Organizational Opportunities from the Frontline Story 13: Reactive vs. Proactive | Operational Excellence Quick Hits
Quick Hits share weekly tips and techniques on topics related to Operational Excellence. This week’s theme relates to organizational culture and sustainability. We hope you enjoy the information presented!


Speaker 1:
In today’s session, we’re going to continue on the series of organizational opportunities, stories and lessons learned from the front lines. Today’s story comes to us from a manufacturing company. And the company was dealing with a lot of production pressures to meet the customer demand. And so for a maintenance perspective, there wasn’t sufficient time to do proper provider maintenance on the equipment and the mode operation was really running the equipment to failure, and then reacting to the equipment breakdown. So, maintenance was constantly reacting to problems going out. And of course, with the production pressures, they couldn’t put permanent solutions in place, so they’d put bandaid solutions, and of course, those bandaid solutions would only last for a short period of time, and then breakdown again. So, they’re constantly chasing breakdowns. So, how did we switch from the reactive mode of operations or maintenance that they’re doing to a proactive mode of operations for maintenance?
So, that’s what our session’s about today. So, first of all, let’s talk about problem solving. So, if I had to classify what companies are most terrible at is problem solving. So, they don’t know how to systematically go through and solve problems. So, when that happens, we spend a lot of time dealing with the same issues over and over and over. I call it like Groundhogs Day, right? It’s the same day over and over and over. Benjamin Franklin said that an ounce prevention is worth a pound of cure. So, a lot of times, I ask my clients, “What did he mean by that?” And so what I think he meant by that is, if we look at how many ounces in a pound, there’s 16 ounces. So, he’s saying it’s 16X more effective to prevent problems than to deal with them after the problem happens. So, X in this case can be effort, it can be time, it can be cost.
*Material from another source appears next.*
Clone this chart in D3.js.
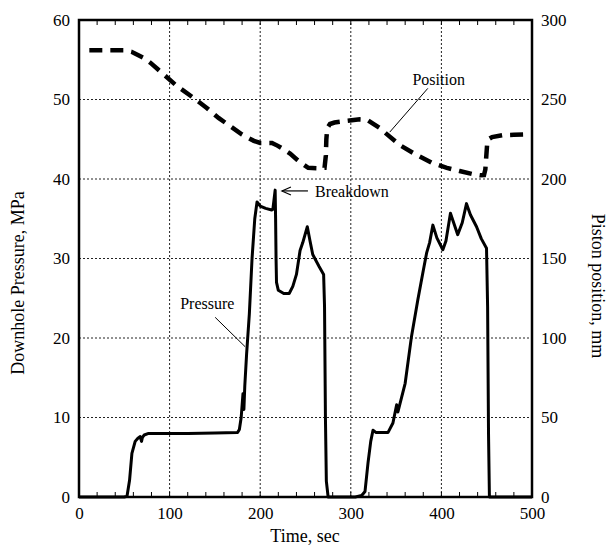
<!DOCTYPE html>
<html><head><meta charset="utf-8">
<script src="https://cdn.jsdelivr.net/npm/d3@7/dist/d3.min.js"></script>
<style>body{margin:0;background:#fff}svg{display:block}svg text{font-family:"Liberation Serif","Times New Roman",serif !important;fill:#000}</style>
</head><body><svg id="c" width="611" height="554"></svg>
<script>
// ---- data ----
const xTicks = [0, 100, 200, 300, 400, 500];
const yLeftTicks = [0, 10, 20, 30, 40, 50, 60];
const yRightTicks = [0, 50, 100, 150, 200, 250, 300];
const pressureTime = [0,20,40,50,53,55.8,58.4,62,65,67.6,69,70,72,76.8,90,120,150,175,177,179,181,182,183,185,188,191,194,196.5,200,206,212.7,214,216.5,217,217.5,218,220,226,232,236,240,244,247,252,255,258,265,270,271,272,273,275,290,305,312,315.7,319,322,324.5,328,341,346.5,350.6,352,356,360,367,374,380,383.7,387,390.6,395,401.6,405,410,418,423,427.7,432,438.8,444,449.8,451,452,453,460,480,500];
const pressureVal  = [0,0,0,0,0.1,2.1,5.5,7.0,7.4,7.6,7.0,7.5,7.8,8.0,8.0,8.0,8.05,8.1,8.5,10,13,11,14,18,23,30,35,37.1,36.6,36.3,36.1,36.2,38.6,35,30,27,26,25.6,25.6,26.5,28,31,32,34,32.2,30.5,29,28,24,10,2,0,0,0,0.2,0.7,4.3,7,8.4,8.1,8.1,9.3,11.6,10.7,12.5,14.3,20.2,24.8,28.5,30.7,32,34.2,32.6,31.1,32.2,35.7,33,34.5,36.9,35.5,34,32.5,31.3,24,8,0,0,0,0];
const positionTime = [11.4,30,50,58,65,72,79,87,95,108,125,141,154,170,180,187,193,200,213,219,225,233,241,248,253,264,271,272.5,273,274,277,282,295,310,318,324,332,341,355,373,390,406,420,435,443,447,448.5,449.5,450.5,452,456,468,480,494];
const positionVal  = [281,281,281,280,278,276,273,269,265,258.5,251.6,244.7,238.4,232,228,225.8,224,222.7,222.7,221,219,216,212,209,207,206.8,207,215,225,232,234.6,235.5,236.5,237.5,237.3,235,232,227.6,221,215,210,207,205,203,202.3,202.5,206,214,222,225,226.4,227.6,227.8,228];
// ---- layout ----
const FONT = '"Liberation Serif", "Times New Roman", serif';
const svg = d3.select('#c');
const x = d3.scaleLinear().domain([0, 500]).range([79, 532]);
const yL = d3.scaleLinear().domain([0, 60]).range([497, 20]);
const yR = d3.scaleLinear().domain([0, 300]).range([497, 20]);

// grid
const g = svg.append('g');
g.selectAll('line.vg').data(xTicks.slice(1, -1)).enter().append('line')
  .attr('x1', d => x(d)).attr('x2', d => x(d)).attr('y1', yL(0)).attr('y2', yL(60))
  .attr('stroke', '#222').attr('stroke-width', 1).attr('stroke-dasharray', '2,2');
g.selectAll('line.hg').data(yLeftTicks.slice(1, -1)).enter().append('line')
  .attr('y1', d => yL(d)).attr('y2', d => yL(d)).attr('x1', x(0)).attr('x2', x(500))
  .attr('stroke', '#222').attr('stroke-width', 1).attr('stroke-dasharray', '2,2');

// minor ticks top/bottom
const minor = d3.range(20, 500, 20);
g.selectAll('line.mb').data(minor).enter().append('line')
  .attr('x1', d => x(d)).attr('x2', d => x(d)).attr('y1', yL(0)).attr('y2', yL(0) - 5)
  .attr('stroke', '#000').attr('stroke-width', 1);
g.selectAll('line.mt').data(minor).enter().append('line')
  .attr('x1', d => x(d)).attr('x2', d => x(d)).attr('y1', yL(60)).attr('y2', yL(60) + 5)
  .attr('stroke', '#000').attr('stroke-width', 1);

// axes labels via d3 axes
const axB = svg.append('g').attr('transform', `translate(0,${yL(0)})`)
  .call(d3.axisBottom(x).tickValues(xTicks).tickSize(0).tickPadding(10));
const axL = svg.append('g').attr('transform', `translate(${x(0)},0)`)
  .call(d3.axisLeft(yL).tickValues(yLeftTicks).tickSize(0).tickPadding(9));
const axR = svg.append('g').attr('transform', `translate(${x(500)},0)`)
  .call(d3.axisRight(yR).tickValues(yRightTicks).tickSize(0).tickPadding(9));
[axB, axL, axR].forEach(a => {
  a.select('.domain').remove();
  a.attr('font-family', null).attr('font-size', null);
  a.selectAll('text').style('font-family', FONT).style('font-size', '17px').attr('fill', '#000');
});

// lines
const lineP = d3.line().x(d => x(d[0])).y(d => yL(d[1]));
const lineS = d3.line().x(d => x(d[0])).y(d => yR(d[1]));
svg.append('path').datum(pressureTime.map((t, i) => [t, pressureVal[i]]))
  .attr('d', lineP).attr('fill', 'none').attr('stroke', '#000').attr('stroke-width', 3).attr('stroke-linejoin', 'round');
svg.append('path').datum(positionTime.map((t, i) => [t, positionVal[i]]))
  .attr('d', lineS).attr('fill', 'none').attr('stroke', '#000').attr('stroke-width', 4.5)
  .attr('stroke-dasharray', '13,8');

// frame
svg.append('rect').attr('x', x(0)).attr('y', yL(60)).attr('width', x(500) - x(0)).attr('height', yL(0) - yL(60))
  .attr('fill', 'none').attr('stroke', '#000').attr('stroke-width', 2.5);

// annotations
function label(tx, ty, s, size, anchor) {
  return svg.append('text').attr('x', tx).attr('y', ty).attr('text-anchor', anchor || 'start')
    .style('font-family', FONT).style('font-size', size + 'px').text(s);
}
label(x(397), yL(51.8), 'Position', 16, 'middle');
svg.append('line').attr('x1', x(385)).attr('y1', yL(51.4)).attr('x2', x(343)).attr('y2', yL(45.9)).attr('stroke', '#000').attr('stroke-width', 1);
label(x(260.5), yL(37.7), 'Breakdown', 16);
svg.append('line').attr('x1', x(252.7)).attr('y1', yL(38.5)).attr('x2', x(224)).attr('y2', yL(38.5)).attr('stroke', '#000').attr('stroke-width', 1.2);
svg.append('path').attr('d', `M${x(224) + 9},${yL(38.5) - 4}L${x(224)},${yL(38.5)}L${x(224) + 9},${yL(38.5) + 4}`)
  .attr('fill', 'none').attr('stroke', '#000').attr('stroke-width', 1.2);
label(x(111.7), yL(23.6), 'Pressure', 16);
svg.append('line').attr('x1', x(150.3)).attr('y1', yL(22.6)).attr('x2', x(183.4)).attr('y2', yL(18.9)).attr('stroke', '#000').attr('stroke-width', 1);

// axis titles
label(305, 542, 'Time, sec', 18, 'middle');
svg.append('text').attr('transform', 'translate(24,283) rotate(-90)').attr('text-anchor', 'middle')
  .style('font-family', FONT).style('font-size', '18px').text('Downhole Pressure, MPa');
svg.append('text').attr('transform', 'translate(592,286) rotate(90)').attr('text-anchor', 'middle')
  .style('font-family', FONT).style('font-size', '18px').text('Piston position, mm');
</script></body></html>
However you define X defines how much time you’re spending or money you’re spending or effort you’re spending dealing with problems after they happen instead of preventing them in the first place. And of course, if it is 16X, just think about how much time is freed up by switching from a reactive mode to a proactive mode. We got to get out of that reactive mode of dealing with breakdowns and maintenance issues. So, first of all, we need to establish the correct mindset for change. So, we have to recalibrate everybody’s mindset. And there’s certain steps here that we need to understand. So first, it’s conscious awareness. So, what is conscious awareness? It’s a state of being aware of what’s happening in your environment. So, of course, they’re in the fire every day dealing with problems, and they can’t step back and say, why are these things happening?
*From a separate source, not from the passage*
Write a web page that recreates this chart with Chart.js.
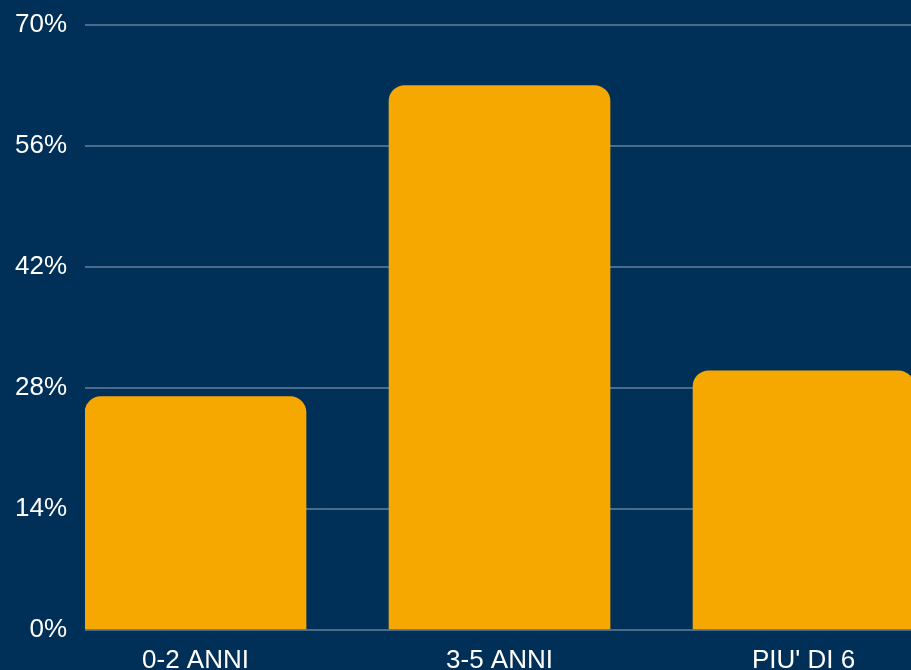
<!DOCTYPE html>
<html>
<head>
<meta charset="utf-8">
<script src="https://cdn.jsdelivr.net/npm/chart.js@4.4.1/dist/chart.umd.min.js"></script>
<style>
  html, body { margin: 0; padding: 0; background: #003057; overflow: hidden; }
  #wrap { width: 911px; height: 670px; }
</style>
</head>
<body>
<div id="wrap"><canvas id="myChart"></canvas></div>
<script>
// categories and values (percent)
const categories = ["0-2 ANNI", "3-5 ANNI", "PIU' DI 6"];
const values = [27, 63, 30];
const yTicks = [0, 14, 28, 42, 56, 70];

const points = values.map((v, i) => ({ x: i, y: v }));

const ctx = document.querySelector('#myChart').getContext('2d');
const myChart = new Chart(ctx, {
    type: 'bar',
    data: {
        datasets: [{
            data: points,
            backgroundColor: '#f7a800',
            borderWidth: 0,
            borderRadius: { topLeft: 16, topRight: 16, bottomLeft: 0, bottomRight: 0 },
            borderSkipped: 'bottom',
            barThickness: 221
        }]
    },
    options: {
        responsive: true,
        maintainAspectRatio: false,
        animation: false,
        layout: { padding: { top: 25, right: 0, bottom: 0, left: 0 } },
        plugins: {
            legend: { display: false },
            tooltip: { enabled: false }
        },
        scales: {
            x: {
                type: 'linear',
                offset: false,
                min: -0.3635,
                max: 2.3535,
                grid: { display: false },
                border: { display: false },
                afterFit: s => { s.height = 40; },
                afterBuildTicks: s => { s.ticks = categories.map((c, i) => ({ value: i })); },
                ticks: {
                    autoSkip: false,
                    maxRotation: 0,
                    padding: 7,
                    color: '#ffffff',
                    font: { family: 'Liberation Sans, Arial, sans-serif', size: 26 },
                    callback: v => categories[v] ?? ''
                }
            },
            y: {
                min: 0,
                max: 70,
                afterFit: s => { s.width = 85; s.paddingTop = 0; },
                afterBuildTicks: s => { s.ticks = yTicks.map(v => ({ value: v })); },
                grid: { color: '#4a6b8c', lineWidth: 2, drawTicks: false },
                border: { display: false },
                ticks: {
                    padding: 18,
                    color: '#ffffff',
                    font: { family: 'Liberation Sans, Arial, sans-serif', size: 26 },
                    callback: v => v + '%'
                }
            }
        }
    }
});
</script>
</body>
</html>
So, first of all, we got to explain to them about what’s happening in their environment and why it’s happening. And break out of that mindset of, yes, it’s the same thing over and over. We need to change our mindset and break out of that thinking. And then they’re in the reactive attitude of dealing with issues after they occur. Now, we need to shift the perspective. So, shift in perspective requires us to think differently or do something differently to our situation or environment and to look at our current situation from a different perspective. So, then we need a change in paradigm, so a fundamental approach and the underlying assumptions of why we’re in this mode of operation. And then switch to the proactive attitude where we’re preventing issues before they occur.
So, when we look at conscious awareness, regardless of the type of issues we’re facing, we must be excellent in cause and effect thinking. So, what does that mean? So, what is an effect? So, an effect is the outcome or result of consequences of action. So, breakdown maintenance, we react to it, we go out, we fix the issue, and then we go put the permanent solution in place. We just bandaid it. And then of course, three weeks later, we’re going back out and fixing the same problem. They were dealing with the effects of or execution of their maintenance system. So, what’s a cause? So, something that brings about the effect of results. So, of course, that reactive mode brings about the effect of constantly chasing problems. What’s the root cause? It’s the initiating cause or condition or causal chain that leads to the outcome or effect of interest.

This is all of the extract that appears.